Biblical is the only way I could describe the scene outside the confinements of our ute. As far as the eye could see everything was soot-black and unimaginably bare, parched dry and smoldering. Stands of dead Eucalypt, one after the other, in amongst clumps of Tea-tree and Black Wattle, burnt beyond recognition. And the smell, you could not escape it if you tried. As if someone had just lit their smoker inside the cab. It was unbearable.


“Marker 7 to 6, two light vehicles”.


We tune into various weather reports on national radio when we can. With the latest update predicting little reprieve on the horizon; extreme temperatures forecasted statewide and changeable winds, which are more than likely to continue fanning flames toward the coast. Tonight the remaining beehives will be shifted further north, a long winded trip to greener pastures.


With no significant rain falling in the south-east for the better part of 6 months, the region had been breaking serious dry spell records even before the fire season began. Coupled with the blazes that grew out of Currowan and Badja/Countegany, 2019 was certainly the year from hell for environmentalists, agriculturalists and livestock/property owners alike.


Unlike most of Australia’s vegetation, many of the temperate and subalpine species that grow in the south-east evolved in the absence of fire and therefore do not recover after being burnt. Several endemic species of Gum, Angophora and some rarer species like the ancient Pinkwood or Eastern Leatherwood can be wiped out completely by one fire.

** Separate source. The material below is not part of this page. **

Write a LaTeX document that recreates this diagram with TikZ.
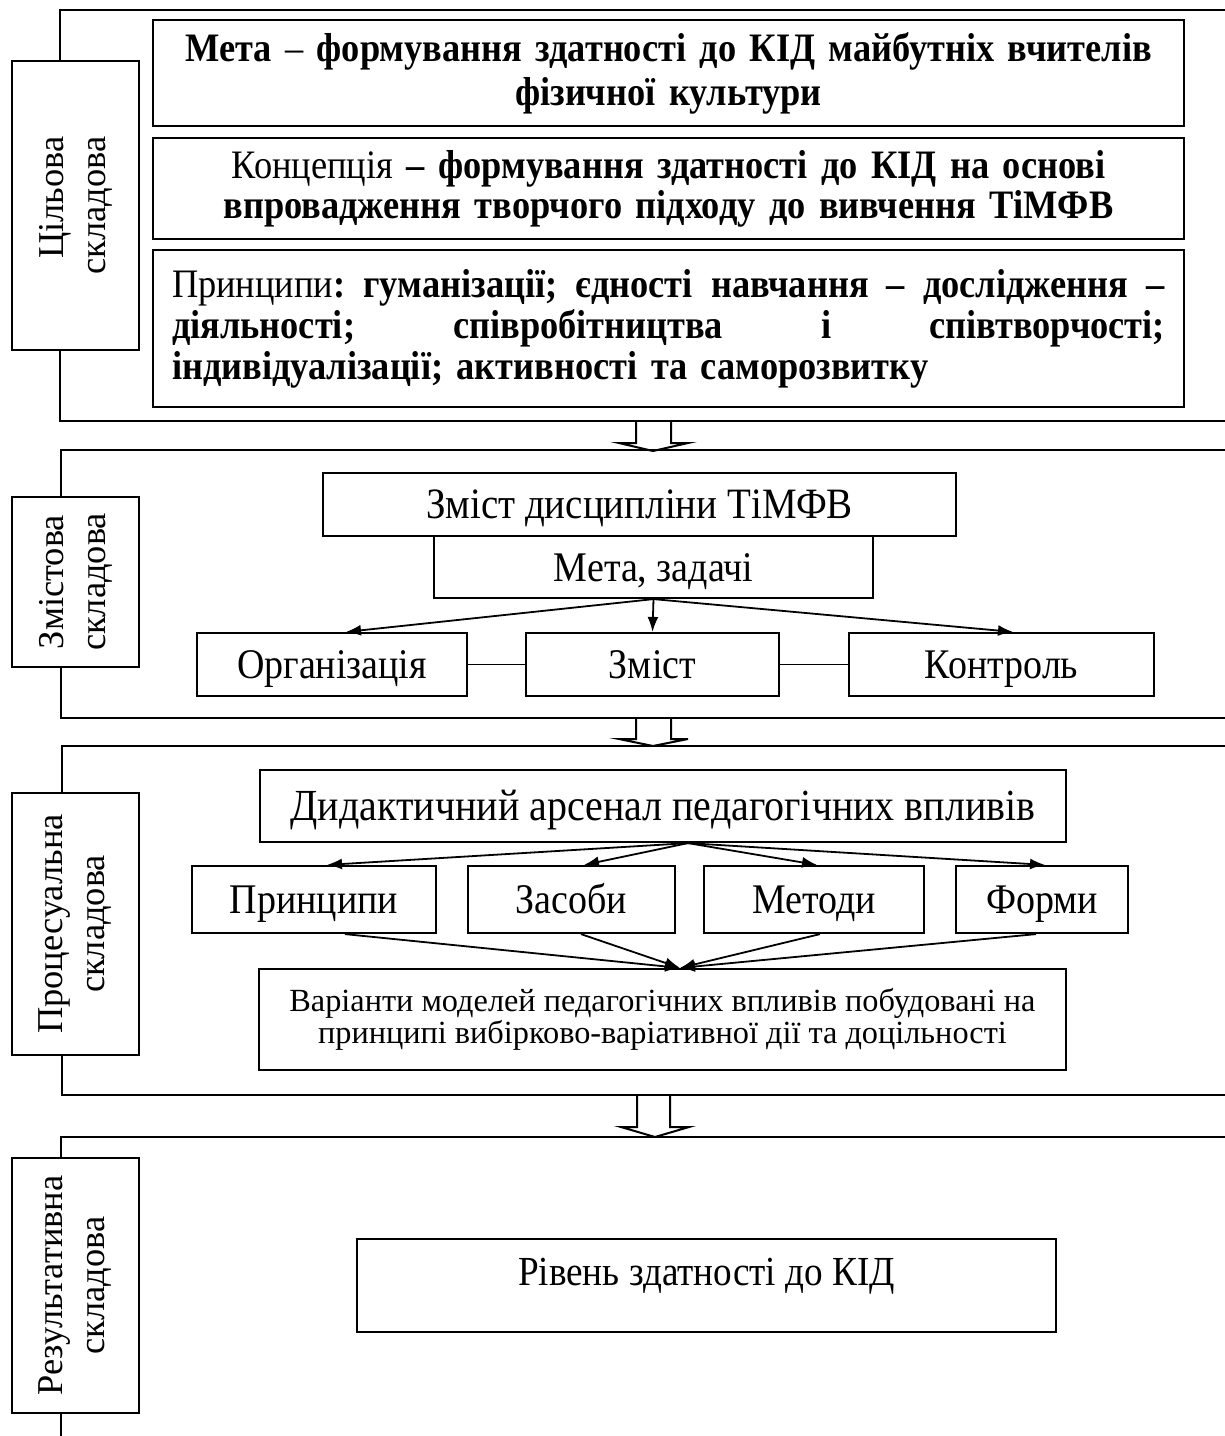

Not unlike its Tasmanian cousin, the ‘Eastern Leatherwood’ is only known to grow in a select few, elevated pockets of forest on the mainland, (usually forming part of the understory in cool, temperate rainforests) ranging from Bulli Pass in the north to Guaga (Mount Dromedary) in the South. The Eastern-Leatherwood tree is extremely slow growing, (will not flower until ripe old 20-30 years of age) reaching around 15 meters tall, with flowers blooming annually and so intense that it seems like a thick, white veil has been thrown over the forest, while the air is filled with the spicy aroma of its nectar.


Commercial beekeepers transport their hives religiously into the region, from mid to late December through until the end of February. And due to the influence of altitude in the area, some operators will continue to shift their colonies (geographically speaking) from where the warmer, sea-level Leatherwoods first come into flower and relocating them to higher ground, as the blossom progresses.


Although the honey derived from the Eastern Leatherwood tree only makes up a fraction of the state’s honey crop. It’s unique flavour and exclusivity to the region has led to premium pricing in niche markets around the world.


Unfortunately since the fires, this native jewel has all but been wiped out, leaving local beekeepers no choice but to shutdown or re-locate stock even further afield. The price of honey is expected to rise exponentially also, along with the price of a select few fruits and vegetables. A long road ahead beckons for all.